Same for AC. Adding a small 1U box probably won't affect the AC, but adding a 30
disk SAN running on 220V will make a huge difference. Adding more AC is not
simple, or cheap. Something to think about.
Losing electric can ruin your day. I'll go out on a limb and bet that most
servers are on some type of UPS, although it's rare to have the ability to hold
more than 20 minutes. Far fewer sites have a backup generator. Let's say the
building loses power, UPS kicks in, you're still taking web hits, whatever your
business does. Is the AC on a UPS? Not likely! What happens to the temperature
in the server room? It starts climbing, though if you only have 20 minutes of
power it usually won't get hot enough to matter. Most servers have some type of
thermal protection that will shut them down before they self destruct. I don't
know what the actual setting is internally, but our stuff seems to shut down
when the ambient temperature is between 100 and 110 degrees.
Wondering how I know?
About every six months our building maintenance people shut down the AC in
the entire building for part of Saturday to do preventative maintenance. On more
than one occasion everything has restarted correctly except our server room
units - on a separate circuit or something like that, to make it less likely to
fail! On another occasion they turned it off to service the fire sprinklers in
the building. Usually we catch it, but at least once I've opened the door to
find the temperature over 100 degrees. Typically servers start to shut down, but
it's a guess as to which ones will and which ones have better cooling and will
keep running. Once we had a server that lost a processor, but once the room
cooled we had the BIOS rescan and everything was fine. A tribute to the
hardware, but not our finest hour.
We try very hard to make sure we check after any power outage or building
maintenance, but just in case we installed a temperature alarm connected to an
analog phone line that will notify several people if the temp exceeds 85 degrees
(room is usually cooled to 72). I don't have the brand handy, but it cost us
about $250. Cheap insurance. Make sure you plug it into a UPS! Some models also
detect water, could be a useful thing depending on the environment you're in. In
larger buildings the maintenance staff usually get paged if a system fails, but
it never seems to work for us. In the most recent iteration of this particular
disaster something happened where they did maintenance without telling us, the
AC didn't reset, AND the alarm didn't go off!
So the quiz for today, what do you do if you lose AC right now but still have
electric? How long can you continue to operate? Who do you call?
Your first priority is to start moving the heat out. Keep a couple cheap fans
in or near the server room, don't let people appropriate them. Get the server
room door open, get the fans on high.
Next get on the phone or get someone else on the phone finding whoever works
on your AC. Make sure they understand it's an urgent problem.

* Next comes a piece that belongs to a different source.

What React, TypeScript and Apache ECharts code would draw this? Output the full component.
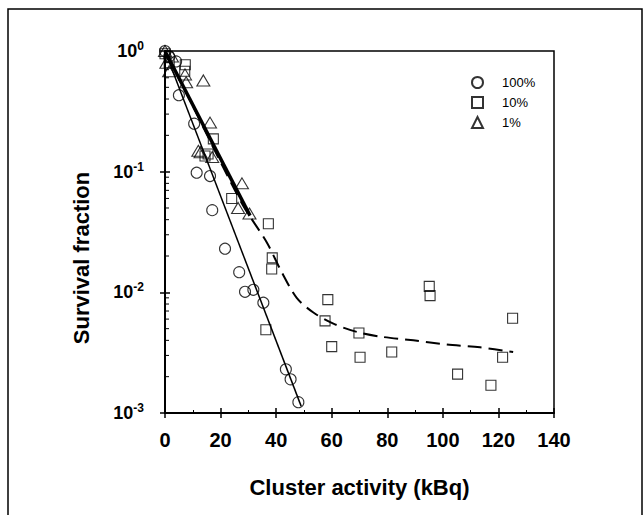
import React, { useEffect, useRef } from "react";
import * as echarts from "echarts";

// ---- data ----
const circles100: number[][] = [
  [0, 1], [1.5, 0.9], [4, 0.82], [5, 0.43], [10.5, 0.25], [11.4, 0.098], [16.2, 0.092],
  [17, 0.048], [21.6, 0.023], [26.7, 0.0147], [28.8, 0.0101], [31.8, 0.0105], [35.4, 0.0082],
  [43.5, 0.0023], [45.2, 0.0019], [48, 0.00123],
];
const squares10: number[][] = [
  [0, 0.95], [1.5, 0.8], [7.3, 0.77], [7.1, 0.68], [14.4, 0.135], [15.5, 0.14], [17.4, 0.187],
  [24, 0.06], [36.3, 0.0049], [37.2, 0.037], [38.4, 0.0156], [38.6, 0.0193], [57.6, 0.0058],
  [58.6, 0.0087], [60, 0.00355], [69.8, 0.0046], [70.2, 0.0029], [81.6, 0.0032], [95.1, 0.0112],
  [95.4, 0.0094], [105.3, 0.0021], [117.3, 0.0017], [121.5, 0.0029], [125.1, 0.0061],
];
const triangles1: number[][] = [
  [0, 1], [0.5, 0.8], [2.5, 0.9], [1.5, 0.68], [7.2, 0.64], [7.6, 0.55], [13.8, 0.57],
  [16.2, 0.255], [12, 0.149], [12.8, 0.145], [17, 0.132], [26.3, 0.05], [27.7, 0.08], [30.4, 0.045],
];
const fit100: number[][] = [[0, 1], [49, 0.00114]];
const fit1: number[][] = [[0, 1], [30.6, 0.0432]];
const fit10: number[][] = [
  [0, 1], [10, 0.35], [20, 0.12], [28.2, 0.052], [36.6, 0.026], [42, 0.0147], [47.4, 0.009],
  [53.4, 0.0068], [60.6, 0.0055], [69, 0.0047], [77.4, 0.0043], [89.4, 0.004], [101.4, 0.0037],
  [113.4, 0.0035], [125.3, 0.0032],
];
const seriesNames = ["100%", "10%", "1%"];
const yMinorTicks: number[] = [
  0.002, 0.003, 0.004, 0.005, 0.006, 0.007, 0.008, 0.009,
  0.02, 0.03, 0.04, 0.05, 0.06, 0.07, 0.08, 0.09,
  0.2, 0.3, 0.4, 0.5, 0.6, 0.7, 0.8, 0.9,
];
const xTitle = "Cluster activity (kBq)";
const yTitle = "Survival fraction";

const FONT = "'Liberation Sans', Arial, Helvetica, sans-serif";

export default function App() {
  const ref = useRef<HTMLDivElement>(null);
  useEffect(() => {
    if (!ref.current) return;
    const chart = echarts.init(ref.current, undefined, { renderer: "svg" });
    const markerStyle = { color: "rgba(0,0,0,0)", borderColor: "#000", borderWidth: 1.1 };
    const xBase = { type: "value", min: 0, max: 140, interval: 20, gridIndex: 0 };
    const yBase = { type: "log", logBase: 10, min: 0.001, max: 1, gridIndex: 0 };
    chart.setOption({
      animation: false,
      backgroundColor: "#fff",
      textStyle: { fontFamily: FONT },
      grid: {
        left: 165, top: 51, right: 90, bottom: 102,
        show: true, borderColor: "#000", borderWidth: 1.5, backgroundColor: "transparent",
      },
      graphic: [
        {
          type: "rect", silent: true, z: -10,
          shape: { x: 8, y: 9, width: 634, height: 530 },
          style: { fill: "none", stroke: "#000", lineWidth: 1.5 },
        },
        {
          type: "text", silent: true, x: 81, y: 258, rotation: Math.PI / 2,
          style: {
            text: yTitle, font: `bold 22px ${FONT}`, fill: "#000",
            textAlign: "center", textVerticalAlign: "middle",
          },
        },
      ],
      legend: {
        orient: "vertical", left: 466, top: 71, itemWidth: 11, itemHeight: 11, itemGap: 7,
        data: seriesNames,
        textStyle: { fontFamily: FONT, fontSize: 13, color: "#000", padding: [0, 0, 0, 14] },
      },
      xAxis: [
        {
          ...xBase, position: "bottom",
          axisLine: { lineStyle: { color: "#000", width: 2 } },
          axisTick: { show: true, length: 5, lineStyle: { color: "#000", width: 1.5 } },
          axisLabel: { fontSize: 20, fontWeight: "bold", color: "#000", margin: 17, fontFamily: FONT },
          splitLine: { show: false },
          name: xTitle, nameLocation: "middle", nameGap: 63,
          nameTextStyle: { fontSize: 22, fontWeight: "bold", color: "#000", fontFamily: FONT },
        },
        {
          ...xBase, position: "bottom",
          axisLine: { show: false },
          axisTick: { show: true, inside: true, length: 5, lineStyle: { color: "#000", width: 1.5 } },
          minorTick: { show: true, splitNumber: 2, length: 3, lineStyle: { color: "#000", width: 1 } },
          axisLabel: { show: false }, splitLine: { show: false },
        },
      ],
      yAxis: [
        {
          ...yBase, position: "left",
          axisLine: { show: true, lineStyle: { color: "#000", width: 2 } },
          axisTick: { show: true, length: 5, lineStyle: { color: "#000", width: 1.5 } },
          axisLabel: {
            margin: 21, color: "#000",
            formatter: (v: number) => `{b|10}{s|${Math.round(Math.log10(v))}}`,
            rich: {
              b: { fontSize: 18, fontWeight: "bold", fontFamily: FONT, color: "#000", lineHeight: 22 },
              s: { fontSize: 12, fontWeight: "bold", fontFamily: FONT, color: "#000", verticalAlign: "top", lineHeight: 14 },
            },
          },
          splitLine: { show: false },
        },
        {
          ...yBase, position: "left",
          axisLine: { show: false },
          axisTick: { show: true, inside: true, length: 5, lineStyle: { color: "#000", width: 1.5 } },
          axisLabel: { show: false }, splitLine: { show: false },
        },
      ],
      series: [
        {
          type: "custom", name: "yMinor", xAxisIndex: 0, yAxisIndex: 0, silent: true, clip: false,
          data: yMinorTicks.map((v) => [0, v]),
          encode: { x: 0, y: 1 },
          renderItem: (_p: any, api: any) => {
            const pt = api.coord([api.value(0), api.value(1)]);
            return {
              type: "line",
              shape: { x1: pt[0], y1: pt[1], x2: pt[0] + 4, y2: pt[1] },
              style: { stroke: "#000", lineWidth: 1 },
            };
          },
        },
        {
          type: "line", name: "fit 100%", data: fit100, symbol: "none", silent: true,
          lineStyle: { color: "#000", width: 1.5 },
        },
        {
          type: "line", name: "fit 10%", data: fit10, symbol: "none", silent: true, smooth: 0.3,
          lineStyle: { color: "#000", width: 2, type: [14, 7] },
        },
        {
          type: "line", name: "fit 1%", data: fit1, symbol: "none", silent: true,
          lineStyle: { color: "#000", width: 3.5 },
        },
        {
          type: "scatter", name: seriesNames[0], data: circles100, symbol: "circle", symbolSize: 11,
          itemStyle: markerStyle, z: 5,
        },
        {
          type: "scatter", name: seriesNames[1], data: squares10, symbol: "rect", symbolSize: 10,
          itemStyle: markerStyle, z: 5,
        },
        {
          type: "scatter", name: seriesNames[2], data: triangles1, symbol: "triangle", symbolSize: [13, 11],
          itemStyle: markerStyle, z: 5,
        },
      ],
    });
    return () => chart.dispose();
  }, []);
  return (
    <div
      ref={ref}
      style={{ position: "fixed", left: 0, top: 0, width: 644, height: 515, background: "#fff" }}
    />
  );
}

Even better, prep
them ahead of time about the importance of responding quickly should this
problem occur.
From there I recommend you take steps to reduce the heat load as much as
possible. Consider shutting down the inactive portion of any clusters. Turn off
non critical servers, candidates might be print servers, secondary domain
controllers, file servers, switches, etc. Nice to know ahead of time what is
critical and what is not. You may even need a hierarchy where you turn some off
immediately, turn off others as the temperature continues to rise.
If you've got a spot cooler (a portable AC unit), get it plugged in and
working. If you don't have one, get on the phone and rent one, they start at
about $100 a day. Make sure to know what type of electrical is required, these
often use 220V, and even check the type of plug they require. Usually they are
not big enough to manage all the heat load which is why you need to do the steps
above first or concurrently. Most of these coolers also have a condensation
bucket that has to be emptied when full or the unit will shut down. The last one
we used had a 2.5 gallon container, estimated to be good for 8 hours in Florida
with high humidity, longer if you have partial AC that is reducing the humidity
already.
At this point you've done most of what can be done. Now assess how long you
can maintain operations. Possibly you can keep critical items running
indefinitely. Possibly you've only slowed the heat load and at some point it
will be better to shut things down gracefully rather than risk losing hardware.
If you've got a failover site, think about getting it activated. You also have
to look at the time of day, maybe you can shut down more stuff after 5pm. It
this is happening during the hottest part of the day you may gain a little
ground going into the evening hours.
It can happen. Wednesday afternoon the temp alarm went off, we confirmed the
temperature and that the AC was running. Turns out that at some point an
electrical contractor had run quite a bit of wiring over one of our ducts, it
finally crushed the duct, reducing capacity just enough to let the temp climb.
Luckily it was something we could fix and the temperature never got into the
danger range.
There are lots of things that can go wrong of course, but maybe this will get
you thinking about a little extra preparation if this one ever happens to you.